Le prix peut consister soit en une somme d'argent, soit en une certaine quantité de denrées, soit à la fois en une somme d'argent et une certaine quantité de denrées. Il doit être certain, c'est-à-dire déterminé dans sa nature et dans sa quotité au moment du contrat: tout au moins, sa détermination doit pouvoir se faire après le contrat sur des bases dès maintenant arrêtées. Observons que la vilité du prix n'est pas comme dans la vente, une cause de rescision du contrat. Enfin le prix du bail à ferme est rangé par le Code, en matière d'usufruit, au nombre des fruits civils (art. 584 et 586). L'usufruitier l'acquiert done

ici,

jour par jour. Certains auteurs veulent généraliser cette règle et ils décident que les fermages s'acquièrent dans tous les cas jour par jour. Pour des raisons que nous examinerons à propos de la remise pour perte de récoltes, nous aimons mieux dire qu'en règle générale, les fermages ne s'acquièrent que saison par saison, au fur et à mesure que le fermier a recueilli sa moisson.

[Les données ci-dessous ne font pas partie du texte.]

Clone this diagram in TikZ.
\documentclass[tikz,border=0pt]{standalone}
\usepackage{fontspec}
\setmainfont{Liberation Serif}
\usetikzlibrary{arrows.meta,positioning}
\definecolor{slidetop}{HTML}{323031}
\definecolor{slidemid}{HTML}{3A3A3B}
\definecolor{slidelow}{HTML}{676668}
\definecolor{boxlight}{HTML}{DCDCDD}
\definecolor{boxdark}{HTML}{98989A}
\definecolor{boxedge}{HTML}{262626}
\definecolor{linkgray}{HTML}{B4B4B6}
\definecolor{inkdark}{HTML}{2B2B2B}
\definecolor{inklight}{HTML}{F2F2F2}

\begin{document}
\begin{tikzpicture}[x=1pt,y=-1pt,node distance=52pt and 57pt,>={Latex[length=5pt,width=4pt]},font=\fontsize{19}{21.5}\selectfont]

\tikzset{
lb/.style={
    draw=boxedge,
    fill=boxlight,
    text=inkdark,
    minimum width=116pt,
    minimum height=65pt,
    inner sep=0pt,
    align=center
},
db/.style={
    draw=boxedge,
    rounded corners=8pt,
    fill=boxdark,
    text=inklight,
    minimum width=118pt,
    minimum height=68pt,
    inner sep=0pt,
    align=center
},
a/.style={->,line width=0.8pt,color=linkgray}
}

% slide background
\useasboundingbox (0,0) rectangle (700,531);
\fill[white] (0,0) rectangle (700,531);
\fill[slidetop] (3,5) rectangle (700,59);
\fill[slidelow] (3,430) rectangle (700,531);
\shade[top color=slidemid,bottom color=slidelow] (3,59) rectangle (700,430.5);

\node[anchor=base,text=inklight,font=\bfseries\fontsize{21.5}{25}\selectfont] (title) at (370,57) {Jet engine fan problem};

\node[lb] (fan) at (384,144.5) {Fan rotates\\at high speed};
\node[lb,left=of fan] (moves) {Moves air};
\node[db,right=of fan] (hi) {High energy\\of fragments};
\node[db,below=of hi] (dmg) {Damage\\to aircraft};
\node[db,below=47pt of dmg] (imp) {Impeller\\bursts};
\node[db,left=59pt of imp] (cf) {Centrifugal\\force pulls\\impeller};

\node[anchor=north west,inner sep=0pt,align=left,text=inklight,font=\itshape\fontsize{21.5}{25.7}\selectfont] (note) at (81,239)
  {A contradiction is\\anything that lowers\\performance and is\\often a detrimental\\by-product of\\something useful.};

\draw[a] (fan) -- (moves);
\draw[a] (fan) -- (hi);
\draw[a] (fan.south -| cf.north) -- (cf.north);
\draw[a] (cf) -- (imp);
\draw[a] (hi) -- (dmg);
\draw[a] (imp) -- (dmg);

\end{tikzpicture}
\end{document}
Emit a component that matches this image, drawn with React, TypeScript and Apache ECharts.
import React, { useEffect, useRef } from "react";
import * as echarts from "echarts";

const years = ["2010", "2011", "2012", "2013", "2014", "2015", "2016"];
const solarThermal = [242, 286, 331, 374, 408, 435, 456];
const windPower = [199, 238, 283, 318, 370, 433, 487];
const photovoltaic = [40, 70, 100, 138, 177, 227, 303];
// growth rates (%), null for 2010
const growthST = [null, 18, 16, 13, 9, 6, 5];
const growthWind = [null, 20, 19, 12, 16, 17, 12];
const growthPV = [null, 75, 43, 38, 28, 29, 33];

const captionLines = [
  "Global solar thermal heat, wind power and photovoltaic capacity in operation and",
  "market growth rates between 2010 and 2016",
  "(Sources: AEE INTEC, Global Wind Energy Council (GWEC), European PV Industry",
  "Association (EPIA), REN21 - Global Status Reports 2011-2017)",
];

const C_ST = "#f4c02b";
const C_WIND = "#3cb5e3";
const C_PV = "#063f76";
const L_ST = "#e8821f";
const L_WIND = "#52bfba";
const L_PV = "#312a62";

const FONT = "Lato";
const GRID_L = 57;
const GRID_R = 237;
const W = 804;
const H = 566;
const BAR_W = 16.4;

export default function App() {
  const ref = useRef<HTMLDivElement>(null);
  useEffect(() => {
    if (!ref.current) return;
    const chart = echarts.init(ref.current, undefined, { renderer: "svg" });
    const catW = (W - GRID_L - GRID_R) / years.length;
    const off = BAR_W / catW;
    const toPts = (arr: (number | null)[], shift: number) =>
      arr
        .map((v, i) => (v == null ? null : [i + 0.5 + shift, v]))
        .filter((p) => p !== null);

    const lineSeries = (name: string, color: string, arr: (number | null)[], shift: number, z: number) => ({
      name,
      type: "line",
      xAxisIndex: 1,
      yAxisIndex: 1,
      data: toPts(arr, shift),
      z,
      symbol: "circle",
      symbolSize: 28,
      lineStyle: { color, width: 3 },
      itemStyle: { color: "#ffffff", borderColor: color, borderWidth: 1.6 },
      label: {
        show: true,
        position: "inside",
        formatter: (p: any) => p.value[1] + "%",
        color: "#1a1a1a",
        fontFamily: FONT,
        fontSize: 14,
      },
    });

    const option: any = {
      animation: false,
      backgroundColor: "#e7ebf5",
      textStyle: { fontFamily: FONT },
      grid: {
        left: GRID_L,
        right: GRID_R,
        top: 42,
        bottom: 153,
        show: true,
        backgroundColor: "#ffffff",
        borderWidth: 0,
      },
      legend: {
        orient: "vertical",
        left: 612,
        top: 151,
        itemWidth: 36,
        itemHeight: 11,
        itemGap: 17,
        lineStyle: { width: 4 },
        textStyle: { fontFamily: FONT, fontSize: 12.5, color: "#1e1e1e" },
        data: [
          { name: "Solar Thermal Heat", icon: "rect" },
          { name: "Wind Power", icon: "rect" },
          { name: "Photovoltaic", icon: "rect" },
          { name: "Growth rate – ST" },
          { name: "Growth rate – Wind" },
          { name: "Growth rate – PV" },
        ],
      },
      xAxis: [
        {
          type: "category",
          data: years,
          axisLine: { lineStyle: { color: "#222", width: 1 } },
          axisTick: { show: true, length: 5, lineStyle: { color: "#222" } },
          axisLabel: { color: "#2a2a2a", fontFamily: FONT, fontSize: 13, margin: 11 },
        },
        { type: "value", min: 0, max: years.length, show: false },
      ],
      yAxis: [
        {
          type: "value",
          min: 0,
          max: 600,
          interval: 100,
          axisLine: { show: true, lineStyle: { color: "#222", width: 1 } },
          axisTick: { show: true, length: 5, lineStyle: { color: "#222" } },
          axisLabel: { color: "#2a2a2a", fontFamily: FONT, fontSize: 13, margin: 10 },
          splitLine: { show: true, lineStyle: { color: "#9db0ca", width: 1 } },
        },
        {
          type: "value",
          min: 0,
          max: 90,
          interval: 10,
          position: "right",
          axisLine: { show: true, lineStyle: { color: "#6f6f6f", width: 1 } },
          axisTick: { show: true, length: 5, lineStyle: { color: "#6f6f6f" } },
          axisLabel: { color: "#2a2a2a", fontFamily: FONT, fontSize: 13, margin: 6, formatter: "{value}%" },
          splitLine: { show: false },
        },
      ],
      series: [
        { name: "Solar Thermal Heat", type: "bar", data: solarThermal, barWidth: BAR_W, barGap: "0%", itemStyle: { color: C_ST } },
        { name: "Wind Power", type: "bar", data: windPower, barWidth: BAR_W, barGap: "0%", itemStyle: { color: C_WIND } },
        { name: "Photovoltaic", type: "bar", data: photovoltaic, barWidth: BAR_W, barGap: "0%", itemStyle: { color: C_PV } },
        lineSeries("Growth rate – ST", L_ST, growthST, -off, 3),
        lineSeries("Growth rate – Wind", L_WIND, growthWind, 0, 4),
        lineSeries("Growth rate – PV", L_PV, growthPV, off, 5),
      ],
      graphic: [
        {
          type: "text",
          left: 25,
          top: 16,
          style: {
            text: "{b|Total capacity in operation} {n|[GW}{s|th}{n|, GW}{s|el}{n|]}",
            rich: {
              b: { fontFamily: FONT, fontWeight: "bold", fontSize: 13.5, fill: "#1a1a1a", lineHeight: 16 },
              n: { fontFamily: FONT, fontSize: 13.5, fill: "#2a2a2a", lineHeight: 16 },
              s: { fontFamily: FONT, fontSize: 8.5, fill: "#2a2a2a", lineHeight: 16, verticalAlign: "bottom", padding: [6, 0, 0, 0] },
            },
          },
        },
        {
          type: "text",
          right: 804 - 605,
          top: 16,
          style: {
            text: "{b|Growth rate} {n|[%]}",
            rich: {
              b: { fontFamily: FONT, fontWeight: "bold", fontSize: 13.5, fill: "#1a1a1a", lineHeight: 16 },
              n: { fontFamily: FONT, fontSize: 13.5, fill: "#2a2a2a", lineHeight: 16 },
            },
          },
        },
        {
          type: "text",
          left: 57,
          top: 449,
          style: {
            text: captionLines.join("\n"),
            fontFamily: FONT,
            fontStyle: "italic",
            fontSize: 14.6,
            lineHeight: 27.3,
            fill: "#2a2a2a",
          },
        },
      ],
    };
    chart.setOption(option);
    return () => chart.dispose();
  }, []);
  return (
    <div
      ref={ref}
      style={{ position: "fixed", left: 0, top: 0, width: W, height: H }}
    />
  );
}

Les parties agiront prudemment en fixant par écrit soit le prix qu'elles auront arrêté, soit les éléments qui devront servir à le déterminer plus tard; car, en cas de contestation sur le prix, la preuve par témoins ne serait pas admise, quand même le prix aurait une valeur inférieure à 150 francs. Et alors, si le fermier ne pouvait pas représenter de quittance, le juge en croirait le bailleur sur son serment: aux yeux de la loi, le bailleur offre plus de garanties que le preneur, parce qu'il est souvent dans une meilleure situation de fortune, et qu'il a le plus grand intérêt à conserver sa réputation d'honnête homme, afin de trouver facilement d'autres fermiers. Le prix serait donc fixé par le serment du bailleur, à moins que le preneur ne préféràt demander l'estimation par experts, expertise dont il paierait les frais si elle faisait ressortir un prix plus élevé que celui qu'il avait affirmé (art. 1716).

Le consentement doit porter sur les autres éléments principaux du bail, sur la chose, le prix et, autant que possible, sur la durée. Comme le bail à ferme est un contrat consensuel, le consentement peut être, soit exprimé verbalement, soit consigné dans un acte ou authentique ou sous signatures privées (art. 1714). Mais le Code pose, dans l'article 1715, une règle tellement

rigoureuse qu'il est pour ainsi dire nécessaire, en fait, de constater ce consentement par écrit. En effet, d'après l'article 1715, lorsque le bail qui n'a pas été constaté par écrit n'a encore reçu aucune exécution et qu'une des parties le nie, on ne peut le prouver par témoins, quelque modique qu'en soit le prix. On sait que, de droit commun, on admet la preuve par témoins des conventions dont l'objet n'a pas une valeur supérieure à 150 francs. Le législateur se montre donc plus sévère en ce qui concerne la preuve des baux: il a voulu prévenir une foule de petits procès qui n'auraient pas manqué de naître sans cette sage disposition. La partie qui invoque l'existence d'un bail verbal n'aura d'autre ressource que de déférer le serment à son adversaire. La jurisprudence (1) lui permet, en outre, de recourir à l'interrogatoire sur faits et articles pour essayer d'obtenir un aveu de son adversaire.

En cas d'erreur, dol ou violence, les règles ordinaires sur les vices du consentement sont applicables à notre contrat.

Le consentement doit émaner de personnes capables. Sont incapables de donner à ferme : les mineurs, les interdits et les femmes mariées. Les baux des biens appartenant à ces incapables sont consentis par leurs représentants, tuteurs ou maris (art. 450, 509, 1429, C. c.). Mais ces représentants ne peuvent pas consentir des baux pour une durée quelconque. Les baux qu'ils font pour neuf ans ou moins sont seuls opposables à l'incapable pour toute leur durée. Si le bail a été fait pour plus de neuf ans, il n'est opposable que

1. Cass. 12 janvier 1864. Dalloz, 1864, 1, 142.